(begin)

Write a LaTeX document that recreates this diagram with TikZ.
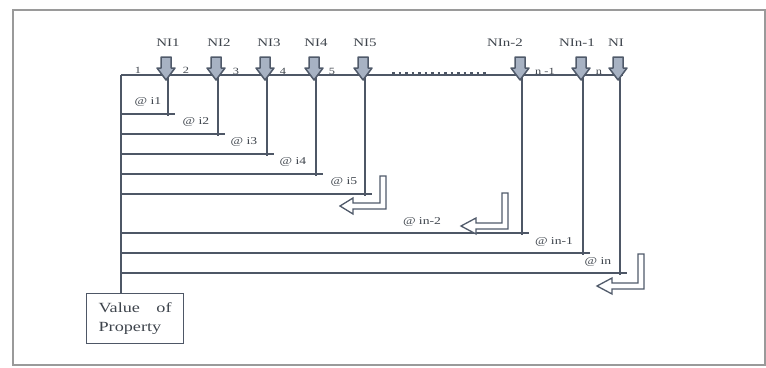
\documentclass[tikz,border=0pt]{standalone}
\usepackage{fontspec}
\setmainfont{Liberation Serif}[FakeStretch=1.3]
\begin{document}
\begin{tikzpicture}[x=1pt,y=-1pt,
  ln/.style={draw=lncol,line width=1.3pt},
  txt/.style={text=txtcol,font=\fontsize{10.5}{12}\selectfont,inner sep=0pt},
  nitxt/.style={text=txtcol,font=\fontsize{11.5}{13}\selectfont,inner sep=0pt},
  numtxt/.style={text=txtcol,font=\fontsize{9.5}{11}\selectfont,inner sep=0pt,anchor=base},
  blockarr/.style={fill=arrfill,draw=arrdraw,line width=1.5pt,line join=round},
  larr/.style={fill=white,draw=arrdraw,line width=1.3pt,line join=miter},
  downarr/.pic={\path[blockarr] (-5,-23) -- (5,-23) -- (5,-12) -- (9,-12) -- (0,0) -- (-9,-12) -- (-5,-12) -- cycle;}
]
\definecolor{lncol}{HTML}{4E5766}
\definecolor{txtcol}{HTML}{3E444C}
\definecolor{arrfill}{HTML}{A7B2C3}
\definecolor{arrdraw}{HTML}{505A6A}
\definecolor{framecol}{HTML}{9A9A9A}
\useasboundingbox (0,0) rectangle (766,367);
\draw[framecol,line width=1.5pt] (13,10) rectangle (765,365);

% main line
\coordinate (mL) at (121,75);
\coordinate (mR) at (623,75);
\draw[ln] (mL) -- (mR);
\draw[lncol,line width=1.6pt,dash pattern=on 2.5pt off 4pt] (392,73) -- (487,73);

% value box
\node[draw=lncol,line width=1.2pt,minimum width=97pt,minimum height=50pt,
      inner xsep=10pt,inner ysep=0pt,text width=73pt,
      text=txtcol,font=\fontsize{14}{19}\selectfont,align=left,anchor=north west]
  (vop) at (86,293) {Value\hfill of\\Property};
\draw[ln] (mL) -- (mL |- vop.north);

% columns: x of vertical, y of horizontal
\foreach \i/\x/\y/\lab/\lx/\ly/\nlab/\nx in {
  1/168/114/{@ i1}/148/102/{NI1}/168,
  2/218/134/{@ i2}/196/122/{NI2}/219,
  3/267/154/{@ i3}/244/142/{NI3}/269,
  4/316/174/{@ i4}/293/162/{NI4}/316,
  5/365/194/{@ i5}/344/182/{NI5}/365,
  6/522/233/{@ in-2}/422/222/{NIn-2}/505,
  7/583/253/{@ in-1}/554/242/{NIn-1}/577,
  8/620/273/{@ in}/598/262/{NI}/616}{
  \coordinate (t\i) at (\x,75);
  \coordinate (b\i) at (\x,\y+2);
  \coordinate (h\i) at (\x+7,\y);
  \draw[ln] (t\i) -- (b\i);
  \draw[ln] (mL |- h\i) -- (h\i);
  \node[txt] (at\i) at (\lx,\ly) {\lab};
  \node[nitxt] (ni\i) at (\nx,43) {\nlab};
  \pic at (\x-2,80) {downarr};
}

% position numbers
\node[numtxt] (p1) at (138,73) {1};
\node[numtxt] (p2) at (186,73) {2};
\node[numtxt] (p3) at (236,74) {3};
\node[numtxt] (p4) at (283,74) {4};
\node[numtxt] (p5) at (332,74) {5};
\node[numtxt] (pn1) at (545,74) {n -1};
\node[numtxt] (pn) at (599,74) {n};

% return L-arrows
\foreach \R/\T/\B/\tip/\base in {386/176/209/340/353, 508/193/229/461/476, 644/254/289/597/612}{
  \path[larr] (\R-6,\T) -- (\R,\T) -- (\R,\B) -- (\base,\B) -- (\base,\B+5)
     -- (\tip,\B-3) -- (\base,\B-11) -- (\base,\B-6) -- (\R-6,\B-6) -- cycle;
}
\end{tikzpicture}
\end{document}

(end)

* _Written request_
Copy the data exactly. Any picture it contains is to be omitted.

* _Response below_
Write a LaTeX document that recreates this diagram with TikZ.
\documentclass[tikz,border=0pt]{standalone}
\usepackage{fontspec}
\setmainfont{Liberation Serif}[FakeStretch=1.3]
\begin{document}
\begin{tikzpicture}[x=1pt,y=-1pt,
  ln/.style={draw=lncol,line width=1.3pt},
  txt/.style={text=txtcol,font=\fontsize{10.5}{12}\selectfont,inner sep=0pt},
  nitxt/.style={text=txtcol,font=\fontsize{11.5}{13}\selectfont,inner sep=0pt},
  numtxt/.style={text=txtcol,font=\fontsize{9.5}{11}\selectfont,inner sep=0pt,anchor=base},
  blockarr/.style={fill=arrfill,draw=arrdraw,line width=1.5pt,line join=round},
  larr/.style={fill=white,draw=arrdraw,line width=1.3pt,line join=miter},
  downarr/.pic={\path[blockarr] (-5,-23) -- (5,-23) -- (5,-12) -- (9,-12) -- (0,0) -- (-9,-12) -- (-5,-12) -- cycle;}
]
\definecolor{lncol}{HTML}{4E5766}
\definecolor{txtcol}{HTML}{3E444C}
\definecolor{arrfill}{HTML}{A7B2C3}
\definecolor{arrdraw}{HTML}{505A6A}
\definecolor{framecol}{HTML}{9A9A9A}
\useasboundingbox (0,0) rectangle (766,367);
\draw[framecol,line width=1.5pt] (13,10) rectangle (765,365);

% main line
\coordinate (mL) at (121,75);
\coordinate (mR) at (623,75);
\draw[ln] (mL) -- (mR);
\draw[lncol,line width=1.6pt,dash pattern=on 2.5pt off 4pt] (392,73) -- (487,73);

% value box
\node[draw=lncol,line width=1.2pt,minimum width=97pt,minimum height=50pt,
      inner xsep=10pt,inner ysep=0pt,text width=73pt,
      text=txtcol,font=\fontsize{14}{19}\selectfont,align=left,anchor=north west]
  (vop) at (86,293) {Value\hfill of\\Property};
\draw[ln] (mL) -- (mL |- vop.north);

% columns: x of vertical, y of horizontal
\foreach \i/\x/\y/\lab/\lx/\ly/\nlab/\nx in {
  1/168/114/{@ i1}/148/102/{NI1}/168,
  2/218/134/{@ i2}/196/122/{NI2}/219,
  3/267/154/{@ i3}/244/142/{NI3}/269,
  4/316/174/{@ i4}/293/162/{NI4}/316,
  5/365/194/{@ i5}/344/182/{NI5}/365,
  6/522/233/{@ in-2}/422/222/{NIn-2}/505,
  7/583/253/{@ in-1}/554/242/{NIn-1}/577,
  8/620/273/{@ in}/598/262/{NI}/616}{
  \coordinate (t\i) at (\x,75);
  \coordinate (b\i) at (\x,\y+2);
  \coordinate (h\i) at (\x+7,\y);
  \draw[ln] (t\i) -- (b\i);
  \draw[ln] (mL |- h\i) -- (h\i);
  \node[txt] (at\i) at (\lx,\ly) {\lab};
  \node[nitxt] (ni\i) at (\nx,43) {\nlab};
  \pic at (\x-2,80) {downarr};
}

% position numbers
\node[numtxt] (p1) at (138,73) {1};
\node[numtxt] (p2) at (186,73) {2};
\node[numtxt] (p3) at (236,74) {3};
\node[numtxt] (p4) at (283,74) {4};
\node[numtxt] (p5) at (332,74) {5};
\node[numtxt] (pn1) at (545,74) {n -1};
\node[numtxt] (pn) at (599,74) {n};

% return L-arrows
\foreach \R/\T/\B/\tip/\base in {386/176/209/340/353, 508/193/229/461/476, 644/254/289/597/612}{
  \path[larr] (\R-6,\T) -- (\R,\T) -- (\R,\B) -- (\base,\B) -- (\base,\B+5)
     -- (\tip,\B-3) -- (\base,\B-11) -- (\base,\B-6) -- (\R-6,\B-6) -- cycle;
}
\end{tikzpicture}
\end{document}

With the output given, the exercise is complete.